Questionada sobre como atuar diante da Lei Estadual 455/2021, a Prefeitura de Petrolina rebate, por meio de nota, que a inserção de Petrolina num bloco não teve a concordância do poder municipal e que, portanto, está em conflito com a Lei Federal e não teria validade. “O Governo de Pernambuco inseriu Petrolina numa microrregião, mas jamais questionou se o município queria aderir ou não. O Marco Regulatório prevê no seu artigo terceiro que essa inserção está condicionada à anuência dos municípios”. A nota menciona ainda municípios vizinhos como Dormentes, Afrânio e Lagoa Grande como possíveis parceiros num bloco a ser atendido pela SAAS.

A prefeitura reafirma o controle societário da empresa municipal (51% das ações), mas sinaliza que “futuramente, uma PPP deve ser formada para assumir o controle da SAAS”. O Executivo municipal considera que a SAAS é uma “grande esperança para toda a população que ainda bebe água bruta”, prometendo investimento municipal de R$70 milhões para resolver a questão.

A Prefeitura também garante que através da SAAS seria possível concluir o sistema de esgoto na zona urbana, mencionando os bairros Dom Avelar, Antônio Cassimiro, Jardim Petrópolis e Henrique Leite, num investimento superior a R$50 milhões, além de buscar atingir metas do Plano Municipal de Saneamento. O investimento prometido pela prefeitura é de R$300 milhões nos primeiros cinco anos.

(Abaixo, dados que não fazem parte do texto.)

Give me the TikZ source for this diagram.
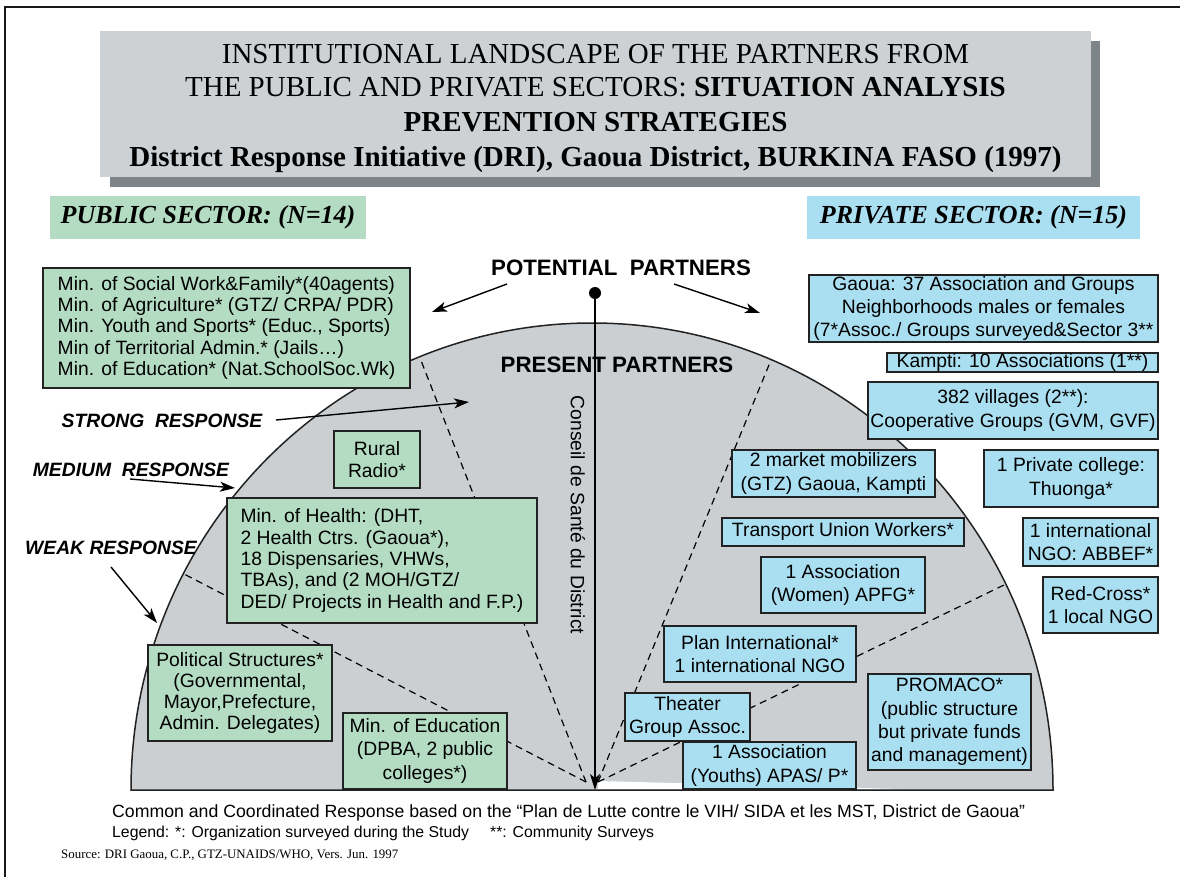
\documentclass[tikz,border=0pt]{standalone}
\usepackage{fontspec}
\setmainfont{Liberation Serif}
\newfontfamily\sansf{Liberation Sans}
\usetikzlibrary{arrows.meta}
\definecolor{areagray}{HTML}{CBCFD2}
\definecolor{titlegray}{HTML}{CDD1D4}
\definecolor{shadowgray}{HTML}{7D8589}
\definecolor{pubgreen}{HTML}{B3DCC3}
\definecolor{privblue}{HTML}{AADFF1}
\definecolor{edge}{HTML}{222222}
\newcommand{\bxA}{\sansf\fontsize{19.3}{21.3}\selectfont}
\newcommand{\bxB}{\sansf\fontsize{19.3}{23.2}\selectfont}
\begin{document}
\begin{tikzpicture}[x=1pt,y=-1pt,
  box/.style={draw=edge, line width=1.5pt, inner sep=0pt, align=center, font=\bxB},
  gbox/.style={box, fill=pubgreen},
  bbox/.style={box, fill=privblue},
  ray/.style={line width=1.2pt, dash pattern=on 7pt off 5pt, black},
  arr/.style={line width=1.4pt, black, -{Stealth[length=15pt,width=10pt,inset=4pt]}},
  resp/.style={font=\sansf\bfseries\itshape\fontsize{19.3}{22}\selectfont, inner sep=0pt},
  ttl/.style={font=\fontsize{29}{34}\selectfont, anchor=base, inner sep=0pt},
  sec/.style={inner sep=0pt, font=\bfseries\itshape\fontsize{26}{30}\selectfont},
  big/.style={inner sep=0pt, font=\sansf\bfseries\fontsize{22.3}{26}\selectfont},
]
\useasboundingbox (0,0) rectangle (1180,877);
\fill[white] (0,0) rectangle (1180,877);
% frame
\draw[line width=2.2pt, black!90] (5,877) -- (5,7) -- (1180,7);

% title
\fill[shadowgray] (110,41) rectangle (1100,187);
\node[fill=titlegray, minimum width=991pt, minimum height=146pt, inner sep=0pt] (titlebox) at (595.5,104) {};
\node[ttl] (t1) at (595.5,63.3) {INSTITUTIONAL LANDSCAPE OF THE PARTNERS FROM};
\node[ttl] (t2) at (595.5,96.7) {THE PUBLIC AND PRIVATE SECTORS: \textbf{SITUATION ANALYSIS}};
\node[ttl, font=\bfseries\fontsize{29}{34}\selectfont] (t3) at (595.5,131.7) {PREVENTION STRATEGIES};
\node[ttl, font=\bfseries\fontsize{29}{34}\selectfont] (t4) at (595.5,166.7) {District Response Initiative (DRI), Gaoua District, BURKINA FASO (1997)};

% sector headers
\node[sec, fill=pubgreen, minimum width=316pt, minimum height=43pt] (pub) at (208,217.5) {PUBLIC SECTOR: (N=14)};
\node[sec, fill=privblue, minimum width=333pt, minimum height=43pt] (priv) at (973.5,217.5) {PRIVATE SECTOR: (N=15)};

% half disc
\fill[areagray] (131,790) arc[start angle=180, end angle=0, x radius=461pt, y radius=467pt] -- cycle;
\fill[white] (598,781) -- (900,789) -- (598,789) -- cycle;
\draw[line width=1.5pt, edge] (131,790) arc[start angle=180, end angle=0, x radius=461pt, y radius=467pt] -- cycle;

% dashed sector rays
\coordinate (oL) at (586,782);
\coordinate (oR) at (598,782);
\coordinate (r1) at (420,358);
\coordinate (r2) at (184,574);
\coordinate (r3) at (771,360);
\coordinate (r4) at (1006,584);
\draw[ray] (oL) -- (r1);
\draw[ray] (oL) -- (r2);
\draw[ray] (oR) -- (r3);
\draw[ray] (oR) -- (r4);

% center labels
\node[big] (pot) at (621,268) {POTENTIAL\ \ PARTNERS};
\node[big] (pres) at (617,365) {PRESENT PARTNERS};
\node[circle, fill=black, inner sep=0pt, minimum size=12pt] (dot) at (595,293) {};
\coordinate (tip) at (595,790);
\draw[line width=1.3pt, -{Stealth[length=16pt,width=10pt,inset=4pt]}] (dot.center) -- (tip);
\node[rotate=-90, font=\bxA, inner sep=0pt] (csd) at (578,515) {Conseil de Santé du District};

\coordinate (pl1) at (507,284);
\coordinate (pl2) at (432,312);
\coordinate (pr1) at (674,284);
\coordinate (pr2) at (760,313);
\draw[arr] (pl1) -- (pl2);
\draw[arr] (pr1) -- (pr2);

% response labels
\node[resp] (strong) at (162,421) {STRONG\ \ RESPONSE};
\node[resp] (medium) at (131,470) {MEDIUM\ \ RESPONSE};
\node[resp] (weak) at (111,548) {WEAK RESPONSE};
\coordinate (s1) at (276,420);
\coordinate (s2) at (469,402);
\coordinate (m1) at (130,479);
\coordinate (m2) at (235,488);
\coordinate (w1) at (111,567);
\coordinate (w2) at (157,623);
\draw[arr] (s1) -- (s2);
\draw[arr] (m1) -- (m2);
\draw[arr] (w1) -- (w2);

% public boxes
\node[gbox, font=\bxA, align=left, minimum width=367pt, minimum height=120pt] (socw) at (226.5,328)
 {Min. of Social Work\&Family*(40agents)\\Min. of Agriculture* (GTZ/ CRPA/ PDR)\\Min. Youth and Sports* (Educ., Sports)\\Min of Territorial Admin.* (Jails…)\\Min. of Education* (Nat.SchoolSoc.Wk)};
\node[gbox, minimum width=86pt, minimum height=57pt, font=\sansf\fontsize{19.3}{22.7}\selectfont] (radio) at (377,459.5) {Rural\\Radio*};
\node[gbox, font=\bxA, align=left, minimum width=310pt, minimum height=125pt] (health) at (382,560.5)
 {Min. of Health: (DHT,\\2 Health Ctrs. (Gaoua*),\\18 Dispensaries, VHWs,\\TBAs), and (2 MOH/GTZ/\\DED/ Projects in Health and F.P.)};
\node[gbox, font=\bxA, minimum width=184pt, minimum height=96pt] (polit) at (240,693)
 {Political Structures*\\(Governmental,\\Mayor,Prefecture,\\Admin. Delegates)};
\node[gbox, minimum width=164pt, minimum height=76pt] (educ) at (425,751)
 {Min. of Education\\(DPBA, 2 public\\colleges*)};

% private boxes
\node[bbox, minimum width=349pt, minimum height=67pt] (gaoua) at (983.5,308.5)
 {Gaoua: 37 Association and Groups\\Neighborhoods males or females\\(7*Assoc./ Groups surveyed\&Sector 3**};
\node[bbox, minimum width=271pt, minimum height=19pt, text height=14pt, text depth=4pt] (kampti) at (1022.5,362.5)
 {Kampti: 10 Associations (1**)};
\node[bbox, minimum width=290pt, minimum height=57pt] (vill) at (1013,410.5)
 {382 villages (2**):\\Cooperative Groups (GVM, GVF)};
\node[bbox, minimum width=174pt, minimum height=57pt] (coll) at (1071,478.5)
 {1 Private college:\\Thuonga*};
\node[bbox, minimum width=135pt, minimum height=48pt] (abbef) at (1090.5,542)
 {1 international\\NGO: ABBEF*};
\node[bbox, minimum width=115pt, minimum height=56pt] (red) at (1100.5,605)
 {Red-Cross*\\1 local NGO};
\node[bbox, minimum width=203pt, minimum height=47pt] (market) at (833.5,473.5)
 {2 market mobilizers\\(GTZ) Gaoua, Kampti};
\node[bbox, minimum width=242pt, minimum height=28pt] (transp) at (843,532)
 {Transport Union Workers*};
\node[bbox, minimum width=164pt, minimum height=56pt] (women) at (843,585)
 {1 Association\\(Women) APFG*};
\node[bbox, minimum width=192pt, minimum height=56pt] (plan) at (760,654)
 {Plan International*\\1 international NGO};
\node[bbox, minimum width=163pt, minimum height=96pt] (promaco) at (949.5,722)
 {PROMACO*\\(public structure\\but private funds\\and management)};
\node[bbox, minimum width=125pt, minimum height=48pt] (theat) at (687.5,717)
 {Theater\\Group Assoc.};
\node[bbox, minimum width=173pt, minimum height=47pt] (youth) at (769.5,765.5)
 {1 Association\\(Youths) APAS/ P*};

% bottom texts
\node[anchor=west, inner sep=0pt, font=\sansf\fontsize{17.7}{20}\selectfont] (common) at (112,813)
 {Common and Coordinated Response based on the “Plan de Lutte contre le VIH/ SIDA et les MST, District de Gaoua”};
\node[anchor=west, inner sep=0pt, font=\sansf\fontsize{15.8}{18}\selectfont] (leg1) at (112,833)
 {Legend: *: Organization surveyed during the Study};
\node[anchor=west, inner sep=0pt, font=\sansf\fontsize{15.8}{18}\selectfont] (leg2) at (490,833)
 {**: Community Surveys};
\node[anchor=west, inner sep=0pt, font=\fontsize{12.9}{16}\selectfont] (src) at (61,855)
 {Source: DRI Gaoua, C.P., GTZ-UNAIDS/WHO, Vers. Jun. 1997};
\end{tikzpicture}
\end{document}
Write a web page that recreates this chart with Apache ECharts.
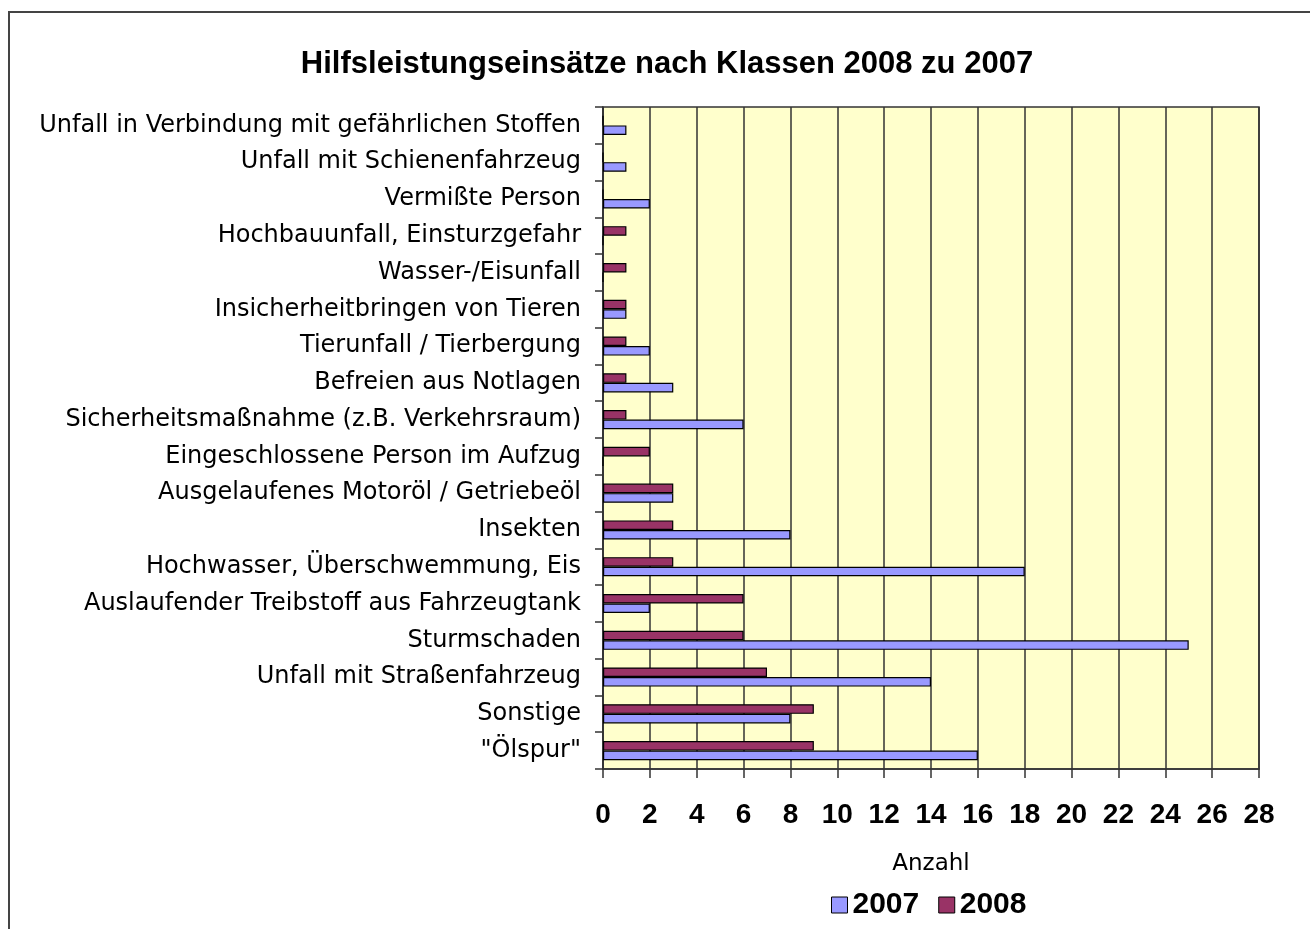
<!DOCTYPE html>
<html>
<head>
<meta charset="utf-8">
<script src="https://cdn.jsdelivr.net/npm/echarts@6/dist/echarts.min.js"></script>
<style>
  html, body { margin: 0; padding: 0; background: #fff; }
  #frame {
    position: absolute; left: 8px; top: 11px; width: 1320px; height: 940px;
    border-top: 2px solid #444; border-left: 2px solid #444; box-sizing: border-box;
  }
  #chart { position: absolute; left: 0; top: 0; width: 1310px; height: 929px; }
</style>
</head>
<body>
<div id="frame"></div>
<div id="chart"></div>
<script>
// categories, top to bottom as in the original
var categories = [
  'Unfall in Verbindung mit gefährlichen Stoffen',
  'Unfall mit Schienenfahrzeug',
  'Vermißte Person',
  'Hochbauunfall, Einsturzgefahr',
  'Wasser-/Eisunfall',
  'Insicherheitbringen von Tieren',
  'Tierunfall / Tierbergung',
  'Befreien aus Notlagen',
  'Sicherheitsmaßnahme (z.B. Verkehrsraum)',
  'Eingeschlossene Person im Aufzug',
  'Ausgelaufenes Motoröl / Getriebeöl',
  'Insekten',
  'Hochwasser, Überschwemmung, Eis',
  'Auslaufender Treibstoff aus Fahrzeugtank',
  'Sturmschaden',
  'Unfall mit Straßenfahrzeug',
  'Sonstige',
  '"Ölspur"'
];
var values2007 = [1, 1, 2, 0, 0, 1, 2, 3, 6, 0, 3, 8, 18, 2, 25, 14, 8, 16];
var values2008 = [0, 0, 0, 1, 1, 1, 1, 1, 1, 2, 3, 3, 3, 6, 6, 7, 9, 9];

var chart = echarts.init(document.getElementById('chart'));
var font = 'Liberation Sans, Arial, sans-serif';
var plain = 'DejaVu Sans, sans-serif';

var option = {
  backgroundColor: 'transparent',
  animation: false,
  title: {
    text: 'Hilfsleistungseinsätze nach Klassen 2008 zu 2007',
    left: 662,
    textAlign: 'center',
    top: 44,
    textStyle: { fontFamily: font, fontSize: 31, fontWeight: 'bold', color: '#000' }
  },
  legend: {
    bottom: 4,
    left: 826,
    itemWidth: 16,
    itemHeight: 16,
    itemGap: 19,
    icon: 'rect',
    itemStyle: { borderColor: '#000', borderWidth: 1 },
    textStyle: { fontFamily: font, fontSize: 30, fontWeight: 'bold', color: '#000' },
    data: ['2007', '2008']
  },
  grid: {
    left: 603,
    top: 107,
    right: 51,
    bottom: 160,
    show: true,
    backgroundColor: '#ffffcc',
    borderColor: '#333',
    borderWidth: 1.5
  },
  xAxis: {
    type: 'value',
    min: 0,
    max: 28,
    interval: 2,
    name: 'Anzahl',
    nameLocation: 'middle',
    nameGap: 84,
    nameTextStyle: { fontFamily: plain, fontSize: 23, color: '#000' },
    axisLine: { show: true, lineStyle: { color: '#333', width: 1.5 } },
    axisTick: { show: true, length: 9, lineStyle: { color: '#333', width: 1.5 } },
    axisLabel: { fontFamily: font, fontSize: 28, fontWeight: 'bold', color: '#000', margin: 32 },
    splitLine: { show: true, lineStyle: { color: '#333', width: 1.5 } }
  },
  yAxis: {
    type: 'category',
    inverse: true,
    data: categories,
    axisLine: { show: true, lineStyle: { color: '#333', width: 1.5 } },
    axisTick: { show: true, length: 8, lineStyle: { color: '#333', width: 1.5 } },
    axisLabel: { fontFamily: plain, fontSize: 24, color: '#000', margin: 22 }
  },
  series: [
    {
      name: '2008',
      type: 'bar',
      data: values2008,
      barGap: '0%',
      barCategoryGap: '48%',
      itemStyle: { color: '#993366', borderColor: '#000', borderWidth: 1.2 }
    },
    {
      name: '2007',
      type: 'bar',
      data: values2007,
      barGap: '0%',
      barCategoryGap: '48%',
      itemStyle: { color: '#9999ff', borderColor: '#000', borderWidth: 1.2 }
    }
  ]
};
chart.setOption(option);
</script>
</body>
</html>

A companhia estadual garante ter investido R$200 milhões na infraestrutura hídrica de Petrolina nos últimos 10 anos / Compesa/divulgação

Na zona da mata norte de Pernambuco, o município de Itambé tem gestão municipalizada desde 1968. A Secretaria de Infraestrutura é a responsável pelo sistema, que recebeu pouquíssimo investimento ao longo desses 50 anos. Apesar de estar na região do estado com mais chuvas, a população só recebe água na torneira a cada duas ou três semanas – e quase sempre uma água barrenta.

De acordo com estudo do Ministério de Minas e Energia, dos 36,5 mil habitantes de Itambé, cerca de 22 mil (60%) têm abastecimento de água, com cerca de 15% utilizando poços ou fontes de água natural e 25% utilizam “outras formas de abastecimento”. A rede de saneamento é ainda mais precária: só 18,4% possuem esgotamento sanitário adequado.

Em Pernambuco a Compesa opera em 172 de um total de 184 municípios. Itambé é um dos 12 com sistemas municipais. Também na zona da mata estão Água Preta, Amaraji, Catende, Cortês, Gameleira, Jaqueira, Palmares e Xexéu; além de Iati no agreste e Carnaubeira da Penha e Inajá, no sertão do estado; todos com redes independentes da Compesa.

A companhia estadual, no entanto, é incentivadora da atividade privada nesse tipo de serviço e classifica como “experiência exitosa” o Programa Cidade Saneada, parceria público-privada para atender Goiana (na zona da mata norte) e os 14 municípios da região metropolitana do Recife. “A parceria visa entregar novos sistemas de esgotamento sanitário nas cidades onde a Compesa ainda não atua, além da ampliação da estrutura já existente. A meta é alcançar cobertura de saneamento de 90% das residências na região metropolitana”. O programa foi iniciado em 2013 e segue até 2037, com uma previsão orçamentária de R$ 6,7 bilhões.